We stumbled upon what seems to be a bug that makes a “directory
unremovable”,  on ext4 when mounted with no_journal option.

A sequence of operations described below led to the following state :
“A directory that was renamed, was persisted in both parent and target
directories, with the same inode number. This also means the rename
was non-atomic on storage. In addition, the renamed directory becomes
unremovable on the target with FS-error logged in dmesg.”
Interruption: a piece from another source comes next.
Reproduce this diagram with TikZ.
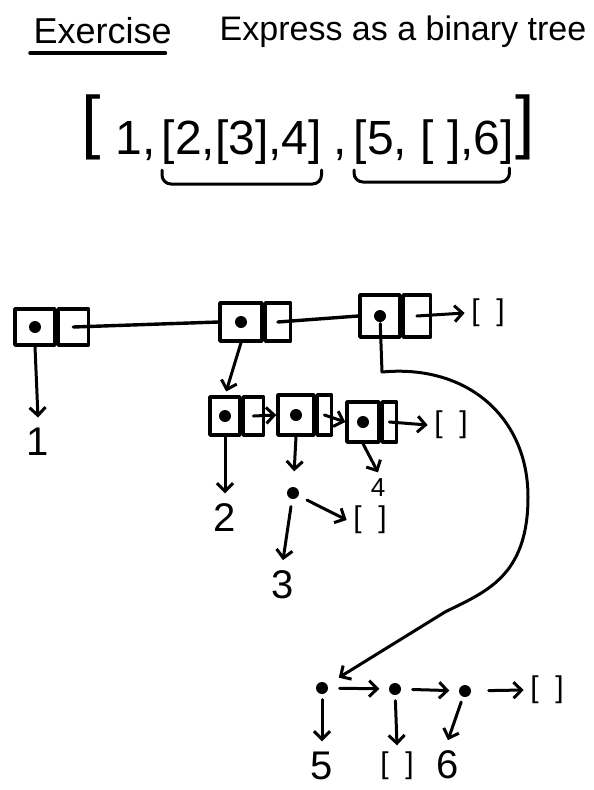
\documentclass[tikz,border=0pt]{standalone}
\usepackage{fontspec}
\setmainfont{Liberation Sans}
\usetikzlibrary{arrows.meta, positioning, calc}
\newcommand{\fsz}[1]{\fontsize{#1}{#1}\selectfont}
\tikzset{
  every picture/.style={line width=3.4pt, line cap=round, line join=round},
  carbox/.style={draw, inner sep=0pt},
  cdrbox/.style={draw, inner sep=0pt},
  dot/.style={circle, fill, inner sep=0pt, minimum size=12pt},
  ptr/.style={-{Straight Barb[length=8pt, width=16pt]}, line width=3pt},
  val/.style={font=\fsz{40}, inner sep=9pt},
  nil/.style={font=\fsz{30}, inner sep=5pt},
  heading/.style={font=\fsz{#1}, inner sep=0pt, anchor=base west},
  heading/.default=36,
  brace/.style={rounded corners=9pt, line width=3pt},
}
% a cons cell: name, position, car width, cdr width, height
\newcommand{\conscell}[5]{
  \node[carbox, minimum width=#3pt, minimum height=#5pt] (#1) at (#2) {};
  \node[cdrbox, minimum width=#4pt, minimum height=#5pt, right=0pt of #1] (#1d) {};
  \node[dot] (#1p) at (#1.center) {};
}
\begin{document}
\begin{tikzpicture}[x=1pt, y=-1pt]
  \useasboundingbox (0,0) rectangle (594,790);

  % heading
  \node[heading] (ex) at (32,43) {Exercise};
  \draw ([shift={(-2,10)}]ex.base west) -- ([shift={(-8,10)}]ex.base east);
  \node[heading=34] (task) at (218,40) {Express as a binary tree};

  % the list
  \node[heading=70] (lb) at (80,145) {[};
  \node[heading=48] (one) at (114,154) {1,};
  \node[heading=48] (ga) at (160,154) {[2,[3],4]};
  \node[heading=48] (sep) at (332,154) {,};
  \node[heading=48] (gb) at (352,154) {[5, [ ],6]};
  \node[heading=70] (rb) at (514,145) {]};
  \draw[brace] ([shift={(2,16)}]ga.base west) |- ([shift={(-2,30)}]ga.base east) -- ++(0,-14);
  \draw[brace] ([shift={(2,16)}]gb.base west) |- ([shift={(-6,28)}]gb.base east) -- ++(0,-14);

  % top row
  \conscell{ta}{35,327}{40}{30}{36}
  \conscell{tb}{241,322}{42}{25}{38}
  \conscell{tc}{380,316}{40}{27}{42}
  \node[nil] (nil1) at (488,313) {[~~]};
  \node[val] (v1) at (38,442) {1};
  \draw (tad.center) -- (tb.west);
  \draw (tbd.center) -- (tc.west);
  \draw[ptr] (tcd.center) -- (nil1.west);
  \draw[ptr] (ta.south) -- (v1.north);

  % [2,[3],4]
  \conscell{ia}{225,416}{30}{20}{38}
  \conscell{ib}{296,415}{36}{14}{40}
  \conscell{ic}{363,422}{32}{14}{40}
  \node[nil] (nil2) at (451,425) {[~~]};
  \node[dot] (three) at (293,493) {};
  \node[nil] (nil3) at (370,520) {[~~]};
  \node[val] (v2) at (225,518) {2};
  \node[val] (v3) at (283,585) {3};
  \node[val, font=\fsz{26}, inner sep=5pt] (v4) at (378,488) {4};
  \draw[ptr, shorten >=4pt] (tb.south) -- (ia.north);
  \draw[ptr] (iad.center) -- (ib.west);
  \draw[ptr] (ibd.center) -- (ic.west);
  \draw[ptr] (icd.center) -- (nil2.west);
  \draw[ptr] (ia.south) -- (v2.north);
  \draw[ptr, shorten >=14pt] (ib.south) -- (three);
  \draw[ptr, shorten <=6pt] (three) -- (v3.north);
  \draw[ptr, shorten <=8pt] (three) -- (nil3.west);
  \draw[ptr] (ic.south) -- (v4.north);

  % [5,[],6]
  \node[dot] (la) at (322,688) {};
  \node[dot] (lb2) at (395,689) {};
  \node[dot] (lc) at (465,691) {};
  \node[nil] (nil4) at (547,690) {[~~]};
  \node[val] (v5) at (322,766) {5};
  \node[nil] (nil5) at (397,766) {[~~]};
  \node[val] (v6) at (448,765) {6};
  \draw[ptr, shorten <=10pt, shorten >=8pt] (la) -- (lb2);
  \draw[ptr, shorten <=10pt, shorten >=8pt] (lb2) -- (lc);
  \draw[ptr, shorten <=16pt] (lc) -- (nil4.west);
  \draw[ptr, shorten <=4pt] (la) -- (v5.north);
  \draw[ptr, shorten <=4pt] (lb2) -- (nil5.north);
  \draw[ptr, shorten <=4pt] (lc) -- (v6.north);

  % from the third top cell down to [5,[],6]
  \coordinate (hook) at (382,372);
  \coordinate (far) at (528,497);
  \coordinate (low) at (445,612);
  \draw[ptr, shorten >=12pt] (tcp) -- (hook) .. controls +(85,-8) and +(0,-80) .. (far)
    .. controls +(0,80) and +(40,-20) .. (low) -- (la);
\end{tikzpicture}
\end{document}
Here are more details of the workload and the corresponding failure.

Workload :

mkdir /mnt/test/X and /mnt/test/Y
mkdir X/Z
sync()
rename X/Z   Y/Z
fsync Y
—-Crash now—-
Remount
ls X and Y (You will see Z is present in both directories X and Y, and
has same inode)
rmdir test_dir/X/Z  (This succeeds)
rmdir test_dir/Y/Z  (This fails with a FS error logged in dmesg)


Results:

rmdir: failed to remove '/mnt/test/Y/Z': Structure needs cleaning

The corresponding dmesg log has the following error message :
[66799.504124] EXT4-fs error (device cow_ram_snapshot1_0):
ext4_lookup:1576: inode #12: comm rmdir: deleted inode referenced: 14
[66799.504131] EXT4-fs (cow_ram_snapshot1_0): Remounting filesystem read-only

The sequence of operations listed above is making dir Z unremovable
from dir Y, which seems like unexpected behavior. Could you provide
more details on the reason for such behavior? We understand we run
this on no_journal mode of ext4, but would like you to verify if this
behavior is acceptable.

Do let us know if we are missing any detail here.